But Google grew by four times as much in the last month

Jan 12, 2012 19:21 GMT  ·  By

Bing has done it, it's finally overtaken Yahoo Search. It may not be much of a victory, since Bing powers both search engines, but Microsoft will take anything it gets at this point.

The software giant has been at it for many, many years and it has only now broken through the 15 percent market share mark. What's even more painful is that it did it at Yahoo's expense and not Google's, the big player in the game.

"Google Sites led the U.S. explicit core search market in December with 65.9 percent market share (up 0.5 percentage points), followed by Microsoft Sites with 15.1 percent (up 0.1 percentage points) and Yahoo!
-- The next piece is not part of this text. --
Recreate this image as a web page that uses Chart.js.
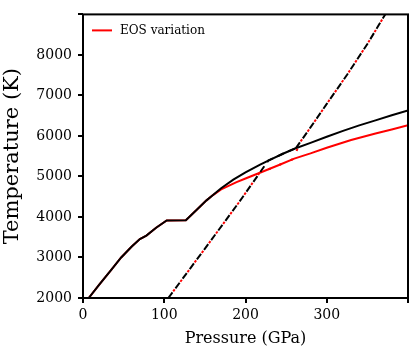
<!DOCTYPE html>
<html>
<head>
<meta charset="utf-8">
<script src="https://cdn.jsdelivr.net/npm/chart.js@4/dist/chart.umd.min.js"></script>
<style>
html,body{margin:0;padding:0;background:#fff;}
#wrap{width:415px;height:348px;position:relative;}
</style>
</head>
<body>
<div id="wrap"><canvas id="c" width="415" height="348"></canvas></div>
<script>
// ---- data ----
const xTicks = [0, 100, 200, 300, 400];
const yTicks = [2000, 3000, 4000, 5000, 6000, 7000, 8000, 9000];

// black solid curve
const blackP = [7, 20, 35, 47, 60, 70, 78, 90, 103, 126.6, 140, 152, 160, 170, 185, 200, 218, 230, 246, 261, 280, 300, 320, 340, 360, 380, 400];
const blackT = [2000, 2330, 2700, 3000, 3270, 3455, 3540, 3735, 3913, 3920, 4180, 4410, 4540, 4710, 4920, 5100, 5290, 5410, 5560, 5690, 5830, 5980, 6125, 6260, 6385, 6510, 6630];

// red solid curve (EOS variation)
const redP = [7, 20, 35, 47, 60, 70, 78, 90, 103, 126.6, 140, 152, 160, 170, 189, 200, 220, 242, 260, 280, 300, 330, 360, 380, 400];
const redT = [2000, 2330, 2700, 3000, 3270, 3455, 3540, 3735, 3913, 3920, 4180, 4410, 4540, 4680, 4860, 4950, 5110, 5290, 5440, 5570, 5710, 5900, 6060, 6160, 6265];

// black dashed: lower part (up to and along the black curve)
const blackDashLowP = [105, 156, 193, 228, 246, 262];
const blackDashLowT = [2000, 3380, 4390, 5390, 5560, 5700];
// red dashed: lower part (up to and along the red curve, then the jump)
const redDashLowP = [105, 156, 193, 217, 242, 260, 266];
const redDashLowT = [2000, 3380, 4390, 5080, 5290, 5440, 5820];
// shared upper dashed branch
const dashHighP = [262, 280, 300, 325, 350, 375];
const dashHighT = [5700, 6210, 6790, 7510, 8270, 9100];

const legendLabel = 'EOS variation';
const xTitle = 'Pressure (GPa)';
const yTitle = 'Temperature (K)';

function pts(xs, ys){ return xs.map((x,i)=>({x:x, y:ys[i]})); }

const boxPlugin = {
  id: 'box',
  afterDatasetsDraw(chart){
    const {ctx, chartArea:a} = chart;
    ctx.save();
    ctx.strokeStyle = '#000';
    ctx.lineWidth = 2;
    ctx.strokeRect(a.left, a.top, a.right - a.left, a.bottom - a.top);
    // legend
    const ds = chart.data.datasets.find(d => d.showInLegend);
    const ly = a.top + 16;
    ctx.strokeStyle = ds.borderColor;
    ctx.lineWidth = 2;
    ctx.beginPath();
    ctx.moveTo(a.left + 9, ly);
    ctx.lineTo(a.left + 29, ly);
    ctx.stroke();
    ctx.fillStyle = '#000';
    ctx.font = '12px "DejaVu Serif"';
    ctx.textBaseline = 'middle';
    ctx.textAlign = 'left';
    ctx.fillText(ds.label, a.left + 37, ly);
    ctx.restore();
  }
};

const blackDash = { showLine: true, borderColor: '#000', borderWidth: 2, borderDash: [7,5], borderDashOffset: 0, pointRadius: 0, order: 0 };
const redDash = { showLine: true, borderColor: '#ff0000', borderWidth: 2, borderDash: [2.5,9.5], borderDashOffset: 3.75, pointRadius: 0, order: 1 };

new Chart(document.getElementById('c'), {
  type: 'scatter',
  data: {
    datasets: [
      Object.assign({ label: 'black dashed low', data: pts(blackDashLowP, blackDashLowT) }, blackDash),
      Object.assign({ label: 'black dashed high', data: pts(dashHighP, dashHighT) }, blackDash),
      Object.assign({ label: 'red dashed low', data: pts(redDashLowP, redDashLowT) }, redDash),
      Object.assign({ label: 'red dashed high', data: pts(dashHighP, dashHighT) }, redDash),
      { label: 'black', data: pts(blackP, blackT), showLine: true, borderColor: '#000', borderWidth: 2, pointRadius: 0, order: 2 },
      { label: legendLabel, showInLegend: true, data: pts(redP, redT), showLine: true, borderColor: '#ff0000', borderWidth: 2, pointRadius: 0, order: 3 }
    ]
  },
  options: {
    responsive: false,
    animation: false,
    events: [],
    layout: { padding: { left: 0, right: 7, top: 7, bottom: 0 } },
    plugins: { legend: { display: false }, tooltip: { enabled: false } },
    scales: {
      x: {
        type: 'linear', min: 0, max: 400,
        afterBuildTicks: s => { s.ticks = xTicks.map(v => ({value: v})); },
        afterFit: s => { s.height = 50; },
        grid: { drawOnChartArea: false, drawTicks: true, tickLength: 5, color: '#000', lineWidth: 2 },
        border: { display: false },
        ticks: { color: '#000', padding: 4, maxRotation: 0, font: { family: 'DejaVu Serif', size: 14 },
          callback: v => (v === 400 ? '' : String(v)) },
        title: { display: true, text: xTitle, color: '#000', font: { family: 'DejaVu Serif', size: 16 }, padding: { top: 0, bottom: 0 } }
      },
      y: {
        type: 'linear', min: 2000, max: 9000,
        afterBuildTicks: s => { s.ticks = yTicks.map(v => ({value: v})); },
        afterFit: s => { s.width = 83; },
        grid: { drawOnChartArea: false, drawTicks: true, tickLength: 5, color: '#000', lineWidth: 2 },
        border: { display: false },
        ticks: { color: '#000', padding: 6, font: { family: 'DejaVu Serif', size: 14 },
          callback: v => (v === 9000 ? '' : String(v)) },
        title: { display: true, text: yTitle, color: '#000', font: { family: 'DejaVu Serif', size: 21 }, padding: { top: 0, bottom: 0 } }
      }
    }
  },
  plugins: [boxPlugin]
});
</script>
</body>
</html>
Sites with 14.5 percent. Ask Network accounted for 2.9 percent of explicit core searches, followed by AOL, Inc. with 1.6 percent," comScore explained in its monthly report.

Google has been stagnating for quite a while now, but has seen a bit of an uptick in December, adding 0.5 percentage points to its market share, one of the biggest single-month rises in recent history.

Meanwhile, Bing only added 0.1 percentage points. It would have been enough to overtake Yahoo had it stood still, but Yahoo Search saw yet another terrible month, losing 0.6 percentage points in one go.

What's worse, it lost most of it to Google and not to Bing which would have been the lesser of two evils. Yahoo can't be pleased with its dwindling market share in the US, but it has bigger problems to worry about right now.

Microsoft on the other hand would very much like to grab some market share from Google, but it's just as happy to do it from Yahoo, even if Yahoo search ads are powered by Microsoft.